Antecipar e se entregar a restrições me parece catastrófico e algo a ser evitado com coragem e esforço. E se pode ter ajuda nessa empreitada. É o que a análise pode fazer por alguém, através de um vínculo que responde a uma necessidade de amor e a torna consciente para ser buscada e vivida, ao invés de se sair correndo desse mundo, se matando ou se drogando, ou ficar revoltado com nosso trágico destino, o da transitoriedade. Temos princípio e fim; temos o tempo. Toda criatividade e atividade, toda ideia de progresso se relaciona com o tempo. Se não houvesse nascimento e morte, princípio e fim, tudo estaria estagnado. Haveria o desinteressante absoluto, no dizer de Thomas Mann em Louvor à transitoriedade.

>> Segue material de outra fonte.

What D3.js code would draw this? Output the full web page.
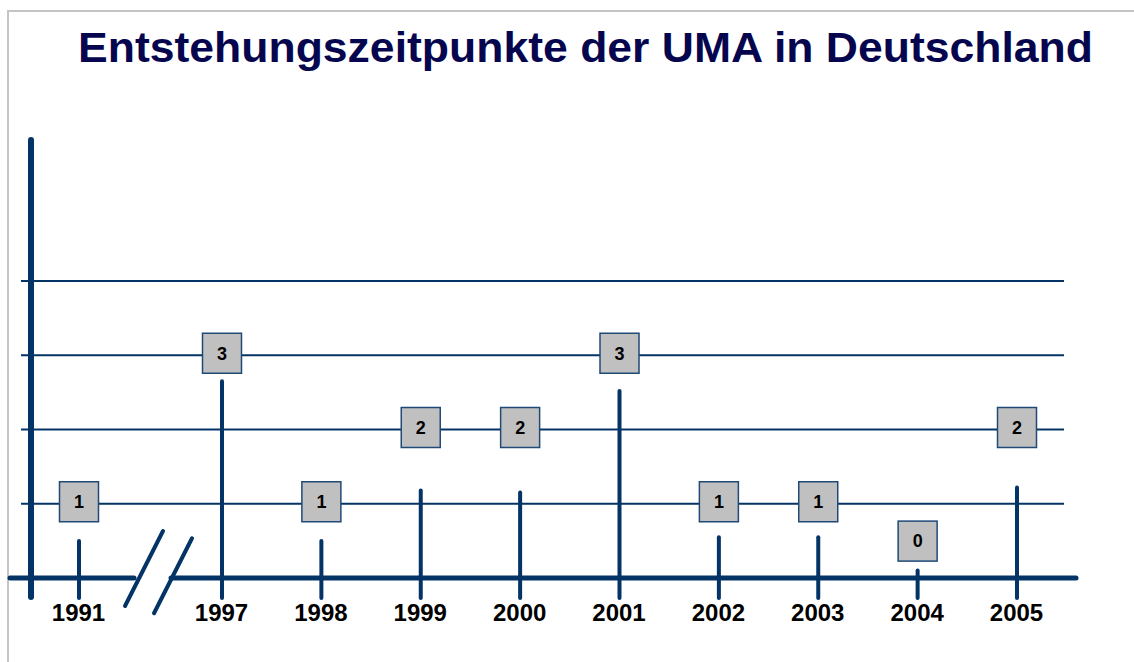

A vida não está desvalorizada pela passagem do tempo e pela eminência de seu fim. Pelo contrário: ela ganha valor. Mas precisamos atentar para isso. Nós temos consciência dessa transitoriedade, que pode nos animar ao invés de apavorar ou entristecer. É o que nos lembra Drummond em Mãos dadas, publicado em Sentimento do mundo:
“Não serei o poeta de um mundo caduco.
Também não cantarei o mundo futuro.
Estou preso à vida e olho meus companheiros.
Estão taciturnos mas nutrem grandes esperanças.
Entre eles, considero a enorme realidade.
O presente é tão grande, não nos afastemos.
Não nos afastemos muito, vamos de mãos dadas.
Não serei o cantor de uma mulher, de uma história,
não direi suspiros ao anoitecer, a paisagem vista da janela,
não distribuirei entorpecentes ou cartas de suicida,
não fugirei para ilhas nem serei raptado por serafins.
O tempo é minha matéria, o tempo presente, os homens presentes, a vida presente.”
Este texto foi originalmente apresentado em formato de fala com o título A (a)ventura da envelhescência: a mente envelhece?